Goods passing through free trade zones are a growing risk in terms of organised criminal activity, including the trafficking of banned goods, money laundering and sanctions evasion, researchers warn. 

The development of free trade zones has accelerated rapidly as countries look to boost commerce and economic development. Of the 3,500 areas in operation today, including free ports and special economic zones, nearly a third were established in the last five years. 

These schemes often attempt to boost trade, investment and employment by reducing costs or friction associated with moving goods through ports. Their direct trade-related value has been estimated at over US$500bn by the International Chamber of Commerce. 

However, according to a report by the International Coalition Against Illicit Economies (ICAIE), a non-government organisation headquartered in Washington, DC, the regulation and supervision of free trade zones has “not kept pace with the rapidly changing global supply chains and ‘just-in-time’ delivery strategies”. 

As a result, criminals are able to exploit them as a means of abusing containerised shipping to move  illicit goods or funds across international borders, it says. 

“Kleptocrats, criminal organisations, terrorist groups, and their enablers exploit networked hubs of illicit trade centred on free trade zones, ports, and other logistical channels of transportation, communications, and trade,” says ICAIE executive director David Luna.

“This allows illicit networks – such as the Chinese triads, Mexican cartels, Primeiro Comando da Capital and Hezbollah – to profit from an array of criminal activities and corrupt institutions, drain resources for economic development, and compromise the integrity of supply chains.” 

One issue is that goods passing through free trade zones are often subject to “mutations”, such as assembly, manufacturing, processing, warehousing, repackaging and re-labelling. Those goods can then be imported into the free trade zone’s host country, or re-exported elsewhere. 

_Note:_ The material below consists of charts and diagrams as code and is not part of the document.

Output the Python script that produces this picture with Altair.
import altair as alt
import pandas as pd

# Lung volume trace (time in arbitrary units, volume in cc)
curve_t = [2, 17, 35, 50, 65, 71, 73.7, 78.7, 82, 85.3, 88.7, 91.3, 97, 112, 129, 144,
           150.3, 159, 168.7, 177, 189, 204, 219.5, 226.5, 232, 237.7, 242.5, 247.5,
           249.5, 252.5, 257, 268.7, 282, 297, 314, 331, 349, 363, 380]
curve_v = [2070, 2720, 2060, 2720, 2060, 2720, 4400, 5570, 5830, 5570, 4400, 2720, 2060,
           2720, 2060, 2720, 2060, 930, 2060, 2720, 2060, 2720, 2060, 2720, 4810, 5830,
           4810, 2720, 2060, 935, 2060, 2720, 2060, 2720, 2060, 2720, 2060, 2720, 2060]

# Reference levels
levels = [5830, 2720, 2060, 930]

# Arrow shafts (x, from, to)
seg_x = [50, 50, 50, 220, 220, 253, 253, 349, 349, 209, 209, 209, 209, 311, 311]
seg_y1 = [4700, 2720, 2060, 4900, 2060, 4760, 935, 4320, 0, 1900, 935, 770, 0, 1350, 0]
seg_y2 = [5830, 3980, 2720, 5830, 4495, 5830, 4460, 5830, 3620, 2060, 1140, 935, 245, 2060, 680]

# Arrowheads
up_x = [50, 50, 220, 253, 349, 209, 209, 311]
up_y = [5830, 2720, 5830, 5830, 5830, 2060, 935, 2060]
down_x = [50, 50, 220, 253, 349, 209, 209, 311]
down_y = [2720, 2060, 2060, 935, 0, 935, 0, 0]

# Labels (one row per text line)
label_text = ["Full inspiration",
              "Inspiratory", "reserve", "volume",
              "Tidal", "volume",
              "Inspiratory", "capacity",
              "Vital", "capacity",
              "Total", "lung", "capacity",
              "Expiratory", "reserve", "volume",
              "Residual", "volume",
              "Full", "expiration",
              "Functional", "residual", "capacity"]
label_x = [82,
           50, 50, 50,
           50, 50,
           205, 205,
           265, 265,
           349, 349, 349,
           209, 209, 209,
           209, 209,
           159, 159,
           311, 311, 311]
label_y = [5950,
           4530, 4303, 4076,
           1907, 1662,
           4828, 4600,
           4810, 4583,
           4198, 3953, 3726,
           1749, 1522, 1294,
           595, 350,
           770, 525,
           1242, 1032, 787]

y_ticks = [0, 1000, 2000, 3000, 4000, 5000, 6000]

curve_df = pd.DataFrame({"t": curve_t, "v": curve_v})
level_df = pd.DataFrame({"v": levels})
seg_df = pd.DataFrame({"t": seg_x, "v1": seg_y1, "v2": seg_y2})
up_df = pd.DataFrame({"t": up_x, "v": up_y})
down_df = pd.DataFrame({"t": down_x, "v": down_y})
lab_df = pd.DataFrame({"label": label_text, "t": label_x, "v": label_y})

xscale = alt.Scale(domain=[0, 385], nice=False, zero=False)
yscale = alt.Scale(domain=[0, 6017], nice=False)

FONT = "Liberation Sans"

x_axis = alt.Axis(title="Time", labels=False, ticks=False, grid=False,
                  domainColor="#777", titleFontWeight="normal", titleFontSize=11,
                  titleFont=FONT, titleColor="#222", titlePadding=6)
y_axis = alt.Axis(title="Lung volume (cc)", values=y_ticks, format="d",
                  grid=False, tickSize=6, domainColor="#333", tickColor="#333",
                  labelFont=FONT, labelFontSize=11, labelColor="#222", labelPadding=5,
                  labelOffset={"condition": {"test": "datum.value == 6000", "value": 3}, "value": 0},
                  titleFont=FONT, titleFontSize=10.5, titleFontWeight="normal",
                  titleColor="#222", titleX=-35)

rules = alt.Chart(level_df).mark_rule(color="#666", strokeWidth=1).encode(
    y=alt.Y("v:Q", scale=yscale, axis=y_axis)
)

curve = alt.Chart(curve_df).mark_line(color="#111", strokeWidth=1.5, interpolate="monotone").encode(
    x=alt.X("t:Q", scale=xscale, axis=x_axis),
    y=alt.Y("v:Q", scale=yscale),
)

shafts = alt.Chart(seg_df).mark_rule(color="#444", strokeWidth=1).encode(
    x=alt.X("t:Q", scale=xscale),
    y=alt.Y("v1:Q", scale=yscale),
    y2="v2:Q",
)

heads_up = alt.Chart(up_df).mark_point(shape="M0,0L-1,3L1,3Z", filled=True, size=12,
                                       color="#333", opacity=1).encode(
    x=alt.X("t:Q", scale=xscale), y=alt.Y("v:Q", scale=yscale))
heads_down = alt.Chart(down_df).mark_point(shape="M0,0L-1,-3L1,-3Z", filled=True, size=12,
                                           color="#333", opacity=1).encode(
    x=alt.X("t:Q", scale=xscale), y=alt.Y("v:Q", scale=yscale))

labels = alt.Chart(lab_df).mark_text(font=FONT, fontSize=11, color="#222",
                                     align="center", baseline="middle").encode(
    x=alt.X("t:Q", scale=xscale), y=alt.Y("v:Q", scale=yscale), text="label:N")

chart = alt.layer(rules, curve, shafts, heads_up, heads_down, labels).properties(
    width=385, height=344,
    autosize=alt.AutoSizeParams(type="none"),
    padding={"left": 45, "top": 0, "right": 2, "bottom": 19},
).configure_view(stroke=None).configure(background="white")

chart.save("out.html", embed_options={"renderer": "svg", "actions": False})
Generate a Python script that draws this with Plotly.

Groups involved in counterfeit and pirated goods use this process to “conceal the illicit provenance of their products”, ICAIE says. It adds that as much as 3.3% of international trade involves such goods. 

The same techniques can also be used to prevent authorities from detecting the movement of contraband, such as narcotics or illicit wildlife-related goods. 

“Through illicit commerce and the abuse of maritime containerized shipping, counterfeits, illicit goods and contraband are flooding markets across the region through free trade zones,” the report says. 

In the case of the US, such goods often originate in China or other parts of Asia, while Latin America serves as a “transit point” for bringing them to the US market. 

Another issue is that criminal groups increasingly control “critical strategic infrastructure” at ports and free trade zones, the report warns, citing several case studies. 

“Ports across the Americas continue to be exploited or remain vulnerable to transnational criminal organisations that corrupt officials and strategically use maritime shipping as logistical platforms to move tens of billions of dollars worth of narcotics, precursor chemicals, opioids, counterfeits… illegally-poached wildlife, illicitly-harvested timber and other goods,” it says. 

For example, ICAIE says cocaine cartels wield influence over several seaports in Mexico, such as Lázaro Cárdenas, Manzanillo and Veracruz, enabling the movement of drugs and precursor chemicals into the US and beyond. 

The Wakeds, a powerful and well-connected family that does business in Panama’s Colón Free Trade Zone – long identified as a hotspot for illicit goods trade – has also been accused by US government authorities of facilitating criminal activity including money laundering. 

At the same time, the report warns China’s Belt and Road Initiative has created opportunities for Chinese criminal organisations to carry out trade-based money laundering through free trade zones in the Americas. 

Chinese entities controlled all or some of 37 ports across Latin America in 2019, including nine in Mexico, four in Brazil and three in Argentina, according to an investigation by IBI Consultants, an investigative consultancy focusing on the Americas. 

“​​In many cases, local law enforcement is not authorised to inspect anything in the Chinese-controlled port areas, and in multiple cases from Puerto Cortes, Honduras to Iquique, Chile ship manifests have been found to contain false declarations of items imported,” ICAIE says. 

“For example, one manifest declared that a ship was carrying four tons of tomatoes from China to Honduras in an unrefrigerated hold, something both impossible and economically irrational. In that case the ship actually carried barrels of unidentified chemicals that were offloaded without passing through customs.” 

For banks involved in facilitating trade passing through high-risk free zones, whether by handling open account transactions or through documentary trade finance, experts have called for the uptake of digital document handling systems, data sharing mechanisms and automated due diligence tools. 

The ICAIE report does not make recommendations to the banking sector but makes several policy recommendations, including the establishment of public-private partnerships “to improve the quality and availability of data, market intelligence, and evidence-based research on illicit economies”.